Show HN: Multi-modal RAG with ColQwen in a single line of Code
github.comHi HN, we're Arnav and Adi, and we're building DataBridge - a multi-modal database built from the ground up with AI use cases in mind.
We recently launched support for ColPali-style image embeddings and late-interaction retrieval. We've implemented a hamming distance version of retrieval which helps this approach scale significantly more when compared with the regular late-interaction similarity scoring.
These embeddings provide a significantly better retrieval accuracy, with ColQwen achieving around an 89% average score on the ViDoRe benchmark, compared to around 67% for traditional parsing and captioning based methods.
We're completely open source, and getting started takes less than 10 minutes (get started here: https://databridge.mintlify.app/getting-started). In fact, using these style of embeddings requires just setting `use_colpali=True` in our python SDK while ingesting or retrieving documents.
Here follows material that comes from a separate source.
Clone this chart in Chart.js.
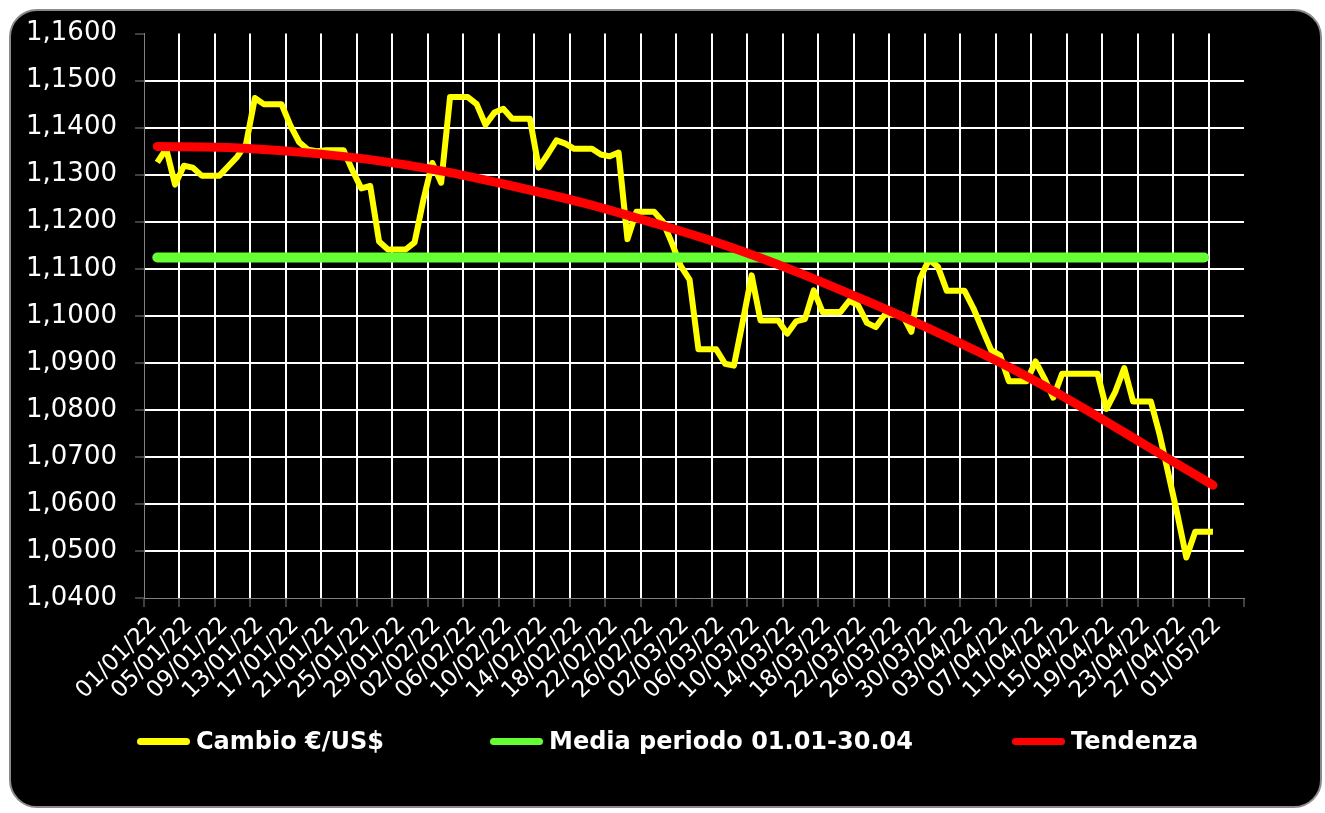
<!DOCTYPE html>
<html>
<head>
<meta charset="utf-8">
<script src="https://cdn.jsdelivr.net/npm/chart.js@4.4.1/dist/chart.umd.min.js"></script>
<style>
  html, body { margin: 0; padding: 0; background: #ffffff; width: 1325px; height: 813px; overflow: hidden; }
  #frame { position: absolute; left: 9px; top: 9px; width: 1313px; height: 799px; box-sizing: border-box;
           background: #000; border: 2px solid #8a8a8a; border-radius: 28px; }
  #c { position: absolute; left: 0; top: 0; }
  .lg { position: absolute; top: 726px; height: 30px; display: flex; align-items: center;
        font-family: 'DejaVu Sans', Verdana, sans-serif; font-weight: bold; font-size: 24px; color: #fff; white-space: nowrap; }
  .lg .sw { width: 53px; height: 7px; border-radius: 4px; margin-right: 6px; }
</style>
</head>
<body>
<div id="frame"></div>
<canvas id="c" width="1325" height="813"></canvas>
<div id="legend"></div>
<script>
// ---- DATA ----
// Daily categories 01/01/22 .. 03/05/22 (124 days on the axis)
const startDate = Date.UTC(2022, 0, 1);
const dayCount = 124;
const categories = [];
for (let i = 0; i < dayCount; i++) {
  const d = new Date(startDate + i * 86400000);
  const dd = String(d.getUTCDate()).padStart(2, '0');
  const mm = String(d.getUTCMonth() + 1).padStart(2, '0');
  categories.push(dd + '/' + mm + '/22');
}
// Labels shown every 4 days, up to 01/05/22
const tickLabels = ['01/01/22','05/01/22','09/01/22','13/01/22','17/01/22','21/01/22','25/01/22','29/01/22',
  '02/02/22','06/02/22','10/02/22','14/02/22','18/02/22','22/02/22','26/02/22','02/03/22','06/03/22',
  '10/03/22','14/03/22','18/03/22','22/03/22','26/03/22','30/03/22','03/04/22','07/04/22','11/04/22',
  '15/04/22','19/04/22','23/04/22','27/04/22','01/05/22'];

// Cambio EUR/USD, daily from 02/01/22 to 01/05/22
const cambioStart = '02/01/22';
const cambio = [
  1.1326, 1.1355, 1.1279, 1.1319, 1.1315, 1.1298, 1.1298, 1.1298, 1.1318, 1.1338,
  1.1365, 1.1463, 1.1450, 1.1450, 1.1450, 1.1405, 1.1369, 1.1353, 1.1350, 1.1352,
  1.1352, 1.1352, 1.1309, 1.1271, 1.1276, 1.1158, 1.1141, 1.1141, 1.1141, 1.1156,
  1.1247, 1.1325, 1.1283, 1.1465, 1.1465, 1.1465, 1.1450, 1.1406, 1.1432, 1.1440,
  1.1419, 1.1419, 1.1419, 1.1315, 1.1343, 1.1373, 1.1366, 1.1355, 1.1355, 1.1355,
  1.1343, 1.1339, 1.1347, 1.1163, 1.1221, 1.1221, 1.1221, 1.1200, 1.1155, 1.1106,
  1.1077, 1.0929, 1.0929, 1.0929, 1.0898, 1.0894, 1.0988, 1.1086, 1.0990, 1.0990,
  1.0990, 1.0962, 1.0988, 1.0993, 1.1054, 1.1008, 1.1008, 1.1008, 1.1032, 1.1022,
  1.0985, 1.0976, 1.1002, 1.1002, 1.1002, 1.0966, 1.1080, 1.1120, 1.1104, 1.1053,
  1.1053, 1.1053, 1.1016, 1.0971, 1.0927, 1.0916, 1.0861, 1.0861, 1.0861, 1.0903,
  1.0867, 1.0826, 1.0877, 1.0877, 1.0877, 1.0877, 1.0877, 1.0802, 1.0839, 1.0889,
  1.0818, 1.0818, 1.0818, 1.0747, 1.0662, 1.0577, 1.0486, 1.0541, 1.0541, 1.0541
];

// Media periodo 01.01-30.04
const mediaValue = 1.1124;
const mediaFrom = '02/01/22';
const mediaTo = '30/04/22';

// Tendenza
const trendDates = ['02/01/22','10/01/22','18/01/22','26/01/22','03/02/22','11/02/22','19/02/22','27/02/22',
  '07/03/22','15/03/22','23/03/22','31/03/22','08/04/22','16/04/22','24/04/22','01/05/22'];
const trendValues = [1.1360, 1.1358, 1.1348, 1.1332, 1.1308, 1.1276, 1.1240, 1.1197,
  1.1150, 1.1094, 1.1031, 1.0964, 1.0891, 1.0808, 1.0718, 1.0640];

const seriesNames = ['Cambio €/US$', 'Media periodo 01.01-30.04', 'Tendenza'];
const seriesColors = ['#FFFF00', '#66FF33', '#FF0000'];

// ---- BUILD ----
const c0 = categories.indexOf(cambioStart);
const cambioData = cambio.map((v, i) => ({ x: categories[c0 + i], y: v }));
const mediaData = [{ x: mediaFrom, y: mediaValue }, { x: mediaTo, y: mediaValue }];
const trendData = trendDates.map((d, i) => ({ x: d, y: trendValues[i] }));

const GRAY = '#808080';
const NONE = 'rgba(0,0,0,0)';

new Chart(document.getElementById('c'), {
  type: 'line',
  data: {
    labels: categories,
    datasets: [
      { label: seriesNames[0], data: cambioData, borderColor: seriesColors[0], backgroundColor: seriesColors[0],
        borderWidth: 6, pointRadius: 0, tension: 0, borderJoinStyle: 'round', order: 2 },
      { label: seriesNames[1], data: mediaData, borderColor: seriesColors[1], backgroundColor: seriesColors[1],
        borderWidth: 10, pointRadius: 0, borderCapStyle: 'round', order: 1 },
      { label: seriesNames[2], data: trendData, borderColor: seriesColors[2], backgroundColor: seriesColors[2],
        borderWidth: 9, pointRadius: 0, borderCapStyle: 'round', cubicInterpolationMode: 'monotone', order: 0 }
    ]
  },
  options: {
    responsive: false,
    animation: false,
    devicePixelRatio: 1,
    events: [],
    layout: { padding: { left: 0, top: 33, right: 81, bottom: 0 } },
    plugins: { legend: { display: false }, tooltip: { enabled: false } },
    scales: {
      x: {
        type: 'category',
        offset: true,
        afterFit: (s) => { s.height = 215; },
        grid: {
          offset: true,
          lineWidth: 2,
          tickLength: 9,
          color: (ctx) => (ctx.index !== undefined && ctx.index % 4 === 0 && ctx.index > 0) ? '#ffffff' : NONE,
          tickColor: (ctx) => (ctx.index === undefined || ctx.index % 4 === 0) ? GRAY : NONE,
          tickWidth: 1
        },
        border: { color: GRAY, width: 1 },
        ticks: {
          autoSkip: false,
          minRotation: 45,
          maxRotation: 45,
          color: '#ffffff',
          padding: 5,
          labelOffset: 5,
          font: { family: 'DejaVu Sans', size: 23 },
          callback: function (value, index) {
            const lab = categories[index];
            return tickLabels.includes(lab) && index % 4 === 0 ? lab : '';
          }
        }
      },
      y: {
        min: 1.04,
        max: 1.16,
        afterFit: (s) => { s.width = 144; },
        grid: {
          lineWidth: 2,
          tickLength: 9,
          color: (ctx) => (ctx.tick && ctx.tick.value > 1.0405 && ctx.tick.value < 1.1595) ? '#ffffff' : NONE,
          tickColor: GRAY,
          tickWidth: 1
        },
        border: { color: GRAY, width: 1 },
        ticks: {
          stepSize: 0.01,
          color: '#ffffff',
          padding: 18,
          font: { family: 'DejaVu Sans', size: 26 },
          callback: (v) => Number(v).toFixed(4).replace('.', ',')
        }
      }
    }
  }
});

// ---- LEGEND (HTML, from the dataset names/colours) ----
const legendLeft = [137, 490, 1012];
const legendEl = document.getElementById('legend');
seriesNames.forEach((name, i) => {
  const item = document.createElement('div');
  item.className = 'lg';
  item.style.left = legendLeft[i] + 'px';
  const sw = document.createElement('span');
  sw.className = 'sw';
  sw.style.background = seriesColors[i];
  const tx = document.createElement('span');
  tx.textContent = name;
  item.appendChild(sw);
  item.appendChild(tx);
  legendEl.appendChild(item);
});
</script>
</body>
</html>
Our long term goal is to make state of the art research in retrieval be as accessible for production use cases as possible, and integrating ColPali is an initial step towards that goal. If there's research that you think is compelling, but haven't been able to integrate into production, let us know: we'd be happy to help.
We really appreciate the honest feedback the HN community provides, and so we'd love to hear from you!
I tried to learn more but this link from readme gives me 404 https://databridge.gitbook.io/databridge-docs/architecture/o...
Can you tell what is it and how it works?
Yes of course! DataBridge is a multi-modal database with the belief that retrieval over unstructured data - such as videos, pdfs, and other documents should work with the same reliability, speed, and consistency as regular database data structures (and at a similar level of abstraction). Right now, we're focusing on helping simplify RAG pipelines for users.
You can find more about getting started and installation instructions here: https://databridge.mintlify.app/getting-started
And you can find our API reference here: https://databridge.mintlify.app/api-reference/
Is there anything specific you're looking for?
what does it mean "multi-modal database"? Do you have any details somewhere?
multi-modal database means that we treat multi-modal data, such as images, audio, and video as first-class citizens and provide natural language search over them. That is, you can ingest multi-modal content into DataBridge the same way you'd ingest structured data into a database. You can perform updates over this information, extract metadata, or define custom parsing/processing rules (eg. redact any PII).
Your search queries would go through a planner which - depending on the kind of data we're retrieving - will call the correct tools to extract information from the data and respond to your query.
For instance, this could be function calling over object-tracking data if your query relates to object movements over a video. This could also be a call to ColQwen in case we're looking for particular features within a diagram-heavy PDF. It could also be a simple semantic search if thats what the planner deems most useful.
The idea is that traditional databases work the same way - query planning systems figure out the best path to execute the user query, and pass that to the query execution engine. We think a lot of this complexity can be abstracted away from the user - as long as we can provide them strong retrieval guarantees (the same ways Databases have SLAs).
Let me know if something is unclear here!